With minor local variations this routine was repeated the entire length of the Atlantic coast, as men and women in seaside communities boosted their earning power and the economic health of their communities by collaborating with the large-scale entrepreneurs of Rum Row. “Hundreds of such men” were operating out of every one of the “liquor ports,” noted the New York Times. This was especially true near the enormous New York market, where the greatest concentration of mother ships took up positions in a line running westward from Montauk to the Rockaways and south to Cape May. This traffic, said William E. Reynolds, commandant of the Coast Guard, “was entirely unprecedented in the history of the country.” Just before Christmas in 1924, the Times reported, a flotilla of eighteen steamers stood at anchor southeast of Asbury
Park, New Jersey, “loaded deep with cargoes worth millions.” Other substantial fleets established permanent residence on the seas near Boston, Norfolk, and Savannah. Vancouver-based bootleggers set up similar operations offshore from major West Coast ports, and a tendril of the original Rum Row reached from the Keys along the Gulf Coast, with thicker nodes near Tampa, Mobile, Galveston, and New Orleans. In many places nightfall unveiled a constellation of ship’s lights so dense, recalled a captain who serviced vessels anchored off Highland Light on Cape Cod, “you would think it was a city out there.”
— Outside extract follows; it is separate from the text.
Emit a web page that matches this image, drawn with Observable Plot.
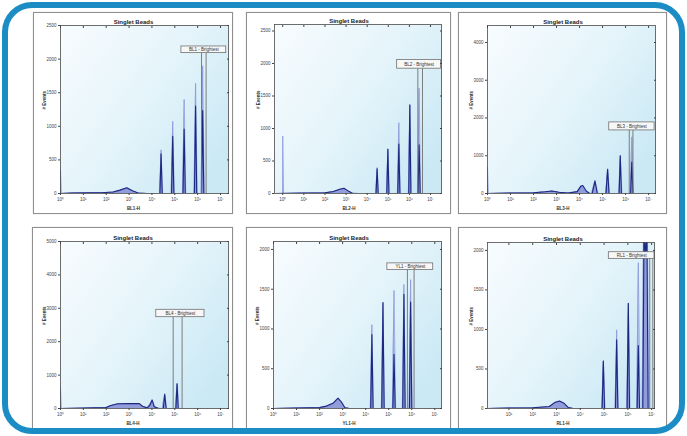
<!DOCTYPE html>
<html><head><meta charset="utf-8">
<script src="https://cdn.jsdelivr.net/npm/d3@7"></script>
<script src="https://cdn.jsdelivr.net/npm/@observablehq/plot@0.6"></script>
<style>
html,body{margin:0;padding:0;background:#fff;}
#wrap{position:relative;width:687px;height:436px;overflow:hidden;background:#fff;font-family:"Liberation Sans",Arial,sans-serif;}
.panel{position:absolute;box-sizing:border-box;border:1px solid #8f8f8f;background:#fff;box-shadow:0 0 1px #c0c0c0;}
.panel svg{display:block;}
#ring{position:absolute;left:2px;top:2px;width:683px;height:432px;box-sizing:border-box;border:6px solid #1b8cc4;border-radius:30px;pointer-events:none;}
</style></head><body><div id="wrap"></div><script>
// ---------------- data ----------------
const titles = ["Singlet Beads","Singlet Beads","Singlet Beads","Singlet Beads","Singlet Beads","Singlet Beads"];
const xLabels = ["BL1-H","BL2-H","BL3-H","BL4-H","YL1-H","RL1-H"];
const yLabel = "# Events";
const gateLabels = ["BL1 - Brightest","BL2 - Brightest","BL3 - Brightest","BL4 - Brightest","YL1 - Brightest","RL1 - Brightest"];
const xTickLabels = ["10⁰","10¹","10²","10³","10⁴","10⁵","10⁶","10⁷"];
const xTickExps = [[0,1,2,3,4,5,6,7],[0,1,2,3,4,5,6,7],[0,1,2,3,4,5,6,7],[0,1,2,3,4,5,6,7],[0,1,2,3,4,5,6,7],[1,2,3,4,5,6,7]];
const yTicks = [[0,500,1000,1500,2000,2500],[0,500,1000,1500,2000,2500],[0,1000,2000,3000,4000],[0,1000,2000,3000,4000,5000],[0,500,1000,1500,2000],[0,500,1000,1500,2000]];
const yMax = [2500,2600,4450,5000,2100,2100];
const xExpRange = [[0,7.35],[-0.39,7.52],[0,7.3],[0,7.35],[0,7.29],[0.1,7.12]];

// histogram points: [log10(channel value), events]
const light1 = [[0,0],[0,350],[0.04,0],[0.5,6],[1.2,8],[1.8,10],[2.3,18],[2.6,40],[2.9,75],[3.15,35],[3.4,5],[3.7,0],[4.33,0],[4.4,650],[4.47,0],[4.84,0],[4.91,1075],[4.98,0],[5.34,0],[5.41,1400],[5.48,0],[5.84,0],[5.91,1640],[5.98,0],[6.15,0],[6.22,1900],[6.29,0],[7.35,0]];
const dark1 = [[0,0],[0.5,8],[1.2,10],[1.8,12],[2.3,22],[2.6,50],[2.9,85],[3.15,40],[3.4,8],[3.8,0],[4.35,0],[4.4,590],[4.45,0],[4.86,0],[4.91,850],[4.96,0],[5.36,0],[5.41,960],[5.46,0],[5.86,0],[5.91,1300],[5.96,0],[6.17,0],[6.22,1235],[6.27,0],[7.35,0]];
const light2 = [[0,0],[0,885],[0.04,0],[1,5],[2,10],[2.4,25],[2.7,60],[2.9,72],[3.1,35],[3.3,5],[3.6,0],[4.4,0],[4.47,400],[4.54,0],[4.91,0],[4.98,690],[5.05,0],[5.43,0],[5.5,1090],[5.57,0],[5.95,0],[6.02,1370],[6.09,0],[6.39,0],[6.46,1620],[6.53,0],[7.52,0]];
const dark2 = [[-0.39,0],[1,6],[2,10],[2.4,30],[2.7,65],[2.9,80],[3.1,40],[3.3,5],[3.6,0],[4.42,0],[4.47,380],[4.52,0],[4.93,0],[4.98,680],[5.03,0],[5.45,0],[5.5,760],[5.55,0],[5.97,0],[6.02,1360],[6.07,0],[6.41,0],[6.46,750],[6.51,0],[7.52,0]];
const light3 = [[0,0],[0,700],[0.04,0],[1,10],[2,20],[2.5,40],[2.8,60],[3.1,30],[3.5,10],[3.9,40],[4.05,170],[4.14,200],[4.3,40],[4.45,0],[4.52,0],[4.67,345],[4.8,0],[5.13,0],[5.22,655],[5.3,0],[5.7,0],[5.77,1010],[5.84,0],[6.2,0],[6.27,1500],[6.34,0],[7.3,0]];
const dark3 = [[0,0],[1,10],[2,20],[2.5,45],[2.8,65],[3.1,35],[3.5,12],[3.9,50],[4.05,190],[4.14,210],[4.3,60],[4.45,0],[4.55,0],[4.67,330],[4.77,0],[5.15,0],[5.22,640],[5.28,0],[5.72,0],[5.77,1000],[5.82,0],[6.22,0],[6.27,830],[6.32,0],[7.3,0]];
const light4 = [[0,0],[0,600],[0.04,0],[1,10],[2,30],[2.2,80],[2.5,130],[3.0,140],[3.4,140],[3.6,60],[3.8,20],[3.9,120],[4.01,270],[4.12,60],[4.25,10],[4.45,0],[4.56,450],[4.65,0],[5.02,0],[5.1,750],[5.18,0],[7.35,0]];
const dark4 = [[0,0],[1,10],[2,30],[2.2,90],[2.5,140],[3.0,150],[3.45,145],[3.6,60],[3.8,20],[3.92,110],[4.01,250],[4.1,50],[4.3,0],[4.5,0],[4.56,420],[4.62,0],[5.05,0],[5.1,740],[5.15,0],[7.35,0]];
const light5 = [[0,0],[1,5],[2,10],[2.3,25],[2.6,60],[2.8,120],[2.95,70],[3.1,10],[3.3,0],[4.2,0],[4.27,1055],[4.34,0],[4.68,0],[4.75,1340],[4.82,0],[5.16,0],[5.23,1485],[5.3,0],[5.59,0],[5.66,1560],[5.73,0],[5.88,0],[5.95,1620],[6.02,0],[7.29,0]];
const dark5 = [[0,0],[1,5],[2,12],[2.3,30],[2.6,70],[2.8,130],[2.95,80],[3.1,10],[3.3,0],[4.22,0],[4.27,930],[4.32,0],[4.7,0],[4.75,1330],[4.8,0],[5.18,0],[5.23,680],[5.28,0],[5.61,0],[5.66,1435],[5.71,0],[5.9,0],[5.95,1340],[6.0,0],[7.29,0]];
const light6 = [[0.1,0],[1,5],[2,8],[2.7,20],[2.95,70],[3.13,88],[3.3,60],[3.5,10],[3.7,0],[4.9,0],[4.97,605],[5.04,0],[5.46,0],[5.53,995],[5.6,0],[5.95,0],[6.02,1335],[6.09,0],[6.37,0],[6.44,1845],[6.51,0],[6.6,0],[6.66,2400],[6.82,2400],[6.88,0],[7.12,0]];
const dark6 = [[0.1,0],[1,6],[2,10],[2.7,25],[2.95,80],[3.13,95],[3.3,70],[3.5,12],[3.7,0],[4.92,0],[4.97,600],[5.02,0],[5.48,0],[5.53,870],[5.58,0],[5.97,0],[6.02,1330],[6.07,0],[6.39,0],[6.44,795],[6.49,0],[6.63,0],[6.68,2300],[6.74,1900],[6.8,2300],[6.85,0],[7.12,0]];
const lights = [light1,light2,light3,light4,light5,light6];
const darks = [dark1,dark2,dark3,dark4,dark5,dark6];
// gate: two marker positions (log10) and label box [x1exp, x2exp, yLow, yHigh]
const gates = [[6.17,6.37],[6.40,6.62],[6.16,6.32],[4.93,5.32],[5.81,6.10],[6.92,7.05]];
const boxes = [[5.29,7.25,2089,2188],[5.42,7.5,1920,2053],[5.29,7.26,1671,1883],[4.19,6.3,2734,2955],[4.94,6.93,1742,1825],[5.2,7.12,1893,1977]];

// ---------------- layout (page pixels) ----------------
const layout = [
  {f:[33,12,233,214], p:[60,25,228,193]},
  {f:[246,12,451,214], p:[274,24,441,193]},
  {f:[458,12,667,214], p:[487,25,655,193]},
  {f:[32,227,233,429], p:[60,241,228,408]},
  {f:[246,227,451,429], p:[273,241,441,408]},
  {f:[458,227,667,429], p:[487,242,654,408]}
];

const wrap = document.getElementById("wrap");
const px = d => 10 ** d[0], py = d => d[1];

layout.forEach((L, i) => {
  const W = L.f[2]-L.f[0], H = L.f[3]-L.f[1];
  const svgW = W-2, svgH = H-2;
  const ml = L.p[0]-L.f[0]-1, mr = L.f[2]-L.p[2]-1, mt = L.p[1]-L.f[1]-1, mb = L.f[3]-L.p[3]-1;
  const dxT = svgW/2 - (ml + svgW - mr)/2;
  const gid = "bg" + i;
  const defs = () => {
    const g = d3.create("svg:defs");
    const lg = g.append("linearGradient").attr("id", gid).attr("x1","0").attr("y1","0").attr("x2","1").attr("y2","0.7");
    lg.append("stop").attr("offset","0").attr("stop-color","#f8fcfe");
    lg.append("stop").attr("offset","0.55").attr("stop-color","#e4f4fa");
    lg.append("stop").attr("offset","1").attr("stop-color","#cbe9f5");
    return g.node();
  };
  const box = boxes[i];
  const chart = Plot.plot({
    width: svgW, height: svgH,
    marginLeft: ml, marginRight: mr, marginTop: mt, marginBottom: mb,
    style: {background: "white", fontFamily: "'Liberation Sans', Arial, sans-serif", fontSize: "4.5px", color: "#444", overflow: "visible"},
    x: {type: "log", domain: [10 ** xExpRange[i][0], 10 ** xExpRange[i][1]]},
    y: {domain: [0, yMax[i]]},
    marks: [
      defs,
      Plot.frame({fill: `url(#${gid})`}),
      Plot.areaY(lights[i], {x: px, y: py, fill: "#a9b3e7", clip: true}),
      Plot.lineY(lights[i], {x: px, y: py, stroke: "#8592d8", strokeWidth: 0.7, clip: true}),
      Plot.areaY(darks[i], {x: px, y: py, fill: "#7380cc", fillOpacity: 0.45, clip: true}),
      Plot.lineY(darks[i], {x: px, y: py, stroke: "#1c2780", strokeWidth: 1.1, clip: true}),
      Plot.ruleX(gates[i], {x: d => 10 ** d, y1: 0, y2: box[2], stroke: "#707070", strokeWidth: 0.9}),
      Plot.rect([box], {x1: b => 10 ** b[0], x2: b => 10 ** b[1], y1: b => b[2], y2: b => b[3], fill: "#f7f7f7", stroke: "#707070", strokeWidth: 0.8}),
      Plot.text([box], {x: b => 10 ** ((b[0]+b[1])/2), y: b => (b[2]+b[3])/2, text: () => gateLabels[i], fontSize: 4.5, fill: "#333"}),
      Plot.frame({stroke: "#4a4a4a", strokeWidth: 0.8}),
      Plot.axisX({ticks: xTickExps[i].map(e => 10 ** e), tickFormat: d => xTickLabels[Math.round(Math.log10(d))], tickSize: 2, tickPadding: 2, fontSize: 4.5, label: null}),
      Plot.axisX({anchor: "top", ticks: xTickExps[i].map(e => 10 ** e), tickFormat: () => "", tickSize: -2, label: null}),
      Plot.axisY({ticks: yTicks[i], tickFormat: d => String(d), tickSize: 2, tickPadding: 2, fontSize: 4.5, label: null}),
      Plot.axisY({anchor: "right", ticks: yTicks[i], tickFormat: () => "", tickSize: -2, label: null}),
      Plot.text([titles[i]], {frameAnchor: "top", dy: -6, dx: dxT, fontWeight: "bold", fontSize: 6, fill: "#222"}),
      Plot.text([xLabels[i]], {frameAnchor: "bottom", dy: 16, dx: dxT, fontSize: 4.5, fontWeight: "bold", fill: "#333"}),
      Plot.text([yLabel], {frameAnchor: "left", dx: -16, rotate: -90, fontSize: 4.5, fontWeight: "bold", fill: "#333"})
    ]
  });
  const div = document.createElement("div");
  div.className = "panel";
  div.style.left = L.f[0] + "px"; div.style.top = L.f[1] + "px";
  div.style.width = W + "px"; div.style.height = H + "px";
  div.appendChild(chart);
  wrap.appendChild(div);
});
const ring = document.createElement("div");
ring.id = "ring";
wrap.appendChild(ring);
</script></body></html>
In daylight an innocent beachgoer might have perceived it differently: the long line of hulking ships and the smaller boats flitting among them looked like a fleet preparing to launch an invasion. The less innocent (which is to say virtually anyone who lived within a day’s drive of the coast) knew better. This wasn’t an invasion, but a sort of inverse blockade, an unsiege: the boats were there not to deny Americans something they needed but to provide them with something they wanted.